If the evidence in this ease fairly tended to show that the construction of defendant's railroad tracks in the street in front of plaintiff's property was such as to cut off or materially interrupt plaintiff's means of access to its property, such acts of the defendant amounted to a "taking" of plaintiff's property, for which defendant would be liable. The evidence establishes that the nearest track of the railway lies within 10 feet of plaintiff's property line, and, while there is no evidence as to the width of the sidewalk next to the property of plaintiff nearest the railway track, there is evidence that the space between said track and the property of plaintiff is too narrow for teams to go in and out. Since there was some evidence that plaintiff's means of ingress and egress to and from its property over A street had been materially interrupted, it was for the jury to find whether such right of plaintiff had been materially impaired.
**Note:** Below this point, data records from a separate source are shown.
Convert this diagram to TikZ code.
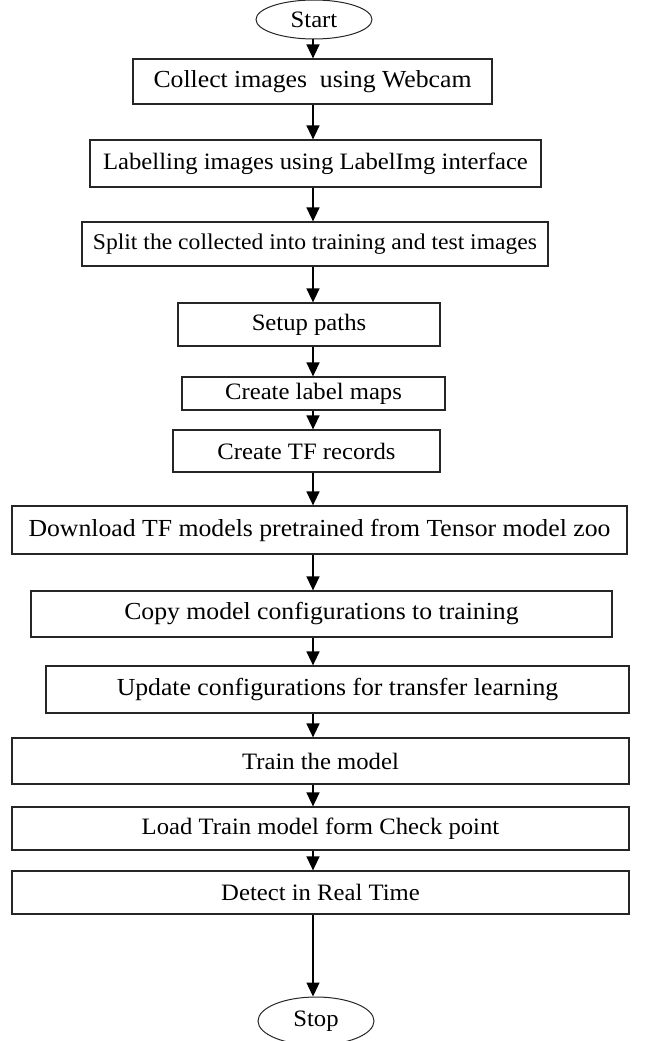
\documentclass[tikz,border=0pt]{standalone}
\usepackage{fontspec}
\setmainfont{Liberation Serif}[FakeStretch=1.05]
\usetikzlibrary{arrows.meta,shapes.geometric}
\tikzset{
  box/.style={draw=black!85, rectangle, line width=1.2pt, inner sep=0pt, align=center, font=\fontsize{23.5}{27}\selectfont},
  big/.style={font=\fontsize{24.5}{28}\selectfont},
  small/.style={font=\fontsize{22.5}{26}\selectfont},
  term/.style={draw=black!85, ellipse, line width=1pt, inner sep=0pt, font=\fontsize{23.5}{27}\selectfont},
  arr/.style={line width=1.3pt, -{Triangle[width=13pt,length=14pt]}}
}
\begin{document}
\begin{tikzpicture}[x=1pt,y=-1pt]
\useasboundingbox (0,0) rectangle (652,1041);
\fill[white] (0,0) rectangle (652,1041);
\coordinate (ax) at (313,0);
\node[term, minimum width=116pt, minimum height=39pt] (start) at (314,19.5) {Start};
\node[box, big, minimum width=359pt, minimum height=45pt] (b1) at (312.5,81.5) {Collect images\ \ using Webcam};
\node[box, minimum width=451pt, minimum height=47pt] (b2) at (315.5,163.5) {Labelling images using LabelImg interface};
\node[box, small, minimum width=466pt, minimum height=44pt] (b3) at (315,244) {Split the collected into training and test images};
\node[box, minimum width=262pt, minimum height=43pt] (b4) at (309,324.5) {Setup paths};
\node[box, minimum width=263pt, minimum height=33pt] (b5) at (313.5,393.5) {Create label maps};
\node[box, minimum width=267pt, minimum height=42pt] (b6) at (306.5,451) {Create TF records};
\node[box, big, minimum width=615pt, minimum height=48pt] (b7) at (319.5,530) {Download TF models pretrained from Tensor model zoo};
\node[box, big, minimum width=581pt, minimum height=46pt] (b8) at (321.5,614) {Copy model configurations to training};
\node[box, big, minimum width=583pt, minimum height=47pt] (b9) at (337.5,689.5) {Update configurations for transfer learning};
\node[box, minimum width=617pt, minimum height=46pt] (b10) at (320.5,761) {Train the model};
\node[box, minimum width=617pt, minimum height=43pt] (b11) at (320.5,828.5) {Load Train model form Check point};
\node[box, minimum width=617pt, minimum height=43pt] (b12) at (320.5,892.5) {Detect in Real Time};
\node[term, minimum width=116pt, minimum height=48pt] (stop) at (316,1021) {Stop};
\draw[arr] (start.south -| ax) -- (b1.north -| ax);
\draw[arr] (b1.south -| ax) -- (b2.north -| ax);
\draw[arr] (b2.south -| ax) -- (b3.north -| ax);
\draw[arr] (b3.south -| ax) -- (b4.north -| ax);
\draw[arr] (b4.south -| ax) -- (b5.north -| ax);
\draw[arr] (b5.south -| ax) -- (b6.north -| ax);
\draw[arr] (b6.south -| ax) -- (b7.north -| ax);
\draw[arr] (b7.south -| ax) -- (b8.north -| ax);
\draw[arr] (b8.south -| ax) -- (b9.north -| ax);
\draw[arr] (b9.south -| ax) -- (b10.north -| ax);
\draw[arr] (b10.south -| ax) -- (b11.north -| ax);
\draw[arr] (b11.south -| ax) -- (b12.north -| ax);
\draw[arr] (b12.south -| ax) -- (stop.north -| ax);
\end{tikzpicture}
\end{document}
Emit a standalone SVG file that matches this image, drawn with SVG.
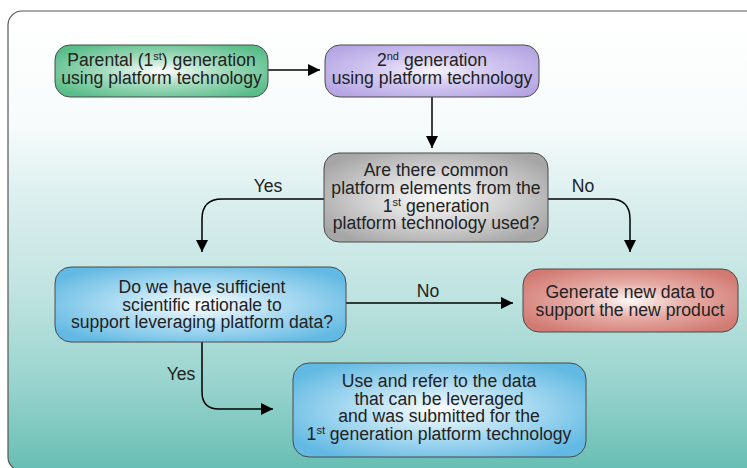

It is suggested by defendant in error that the lumber company *Page 594 
has a means of access to its property over Seventh street adjoining its property on the south. The decisions of the courts upon the right of the abutting property owner to recover where his access is obstructed on one street, but where he has a means of access from another street, are not uniform. Some courts have held both ways upon this proposition. In the case of Kansas, Nebraska   Dakota Ry. Co. v. John Cuykendall,42 Kan. 234, 21 P. 1051, 16 Am. St. Rep. 479, the Supreme Court of Kansas held that where the abutting property owner's ingress and egress was obstructed on one street, but he had a means of access from another street, there was no right of recovery. In this opinion all the justices concurred. In the case of Ft.Scott, Wichita   Western Ry. Co. v. Hugh Fox, 42 Kan. 490, 22 P. 583, the same court held, all the justices concurring, that an abutting property owner is entitled to recover his damages for the permanent appropriation of the street in front of his property, although it is accessible from another street. We can see no reason that will justify the taking of one's special property right in one street because he may have a special property right in another street. If the plaintiff's property in this case is situated upon a corner of the block, and therefore adjacent to two streets, he has a right of ingress and egress to and from said property over both streets; and he who obstructs this access from one street and deprives the owner of the property of such property right cannot relieve himself of liability by pleading that the owner of the property may reach his property from another direction. The accessibility of one's property may in some instances constitute a great part of its value, and to permit a material impairment of his access would result in the destruction of a great part of the value of his property, and his property is therefore as effectually taken as if a physical invasion was made thereon and a physical injury done thereto.
There is some evidence tending reasonably to establish the material averments alleged in plaintiff's cause of action, and, if plaintiff had been permitted to prove its ownership of the property, *Page 595 
there was sufficient evidence to go to the jury, and the cause will be reversed and remanded.
Williams, C. J., and Dunn, and Kane, JJ., concur; Turner, J., concurs in the result.
                   ON REHEARING.
Opinion Filed March 9, 1909. Former Opinion Adhered to.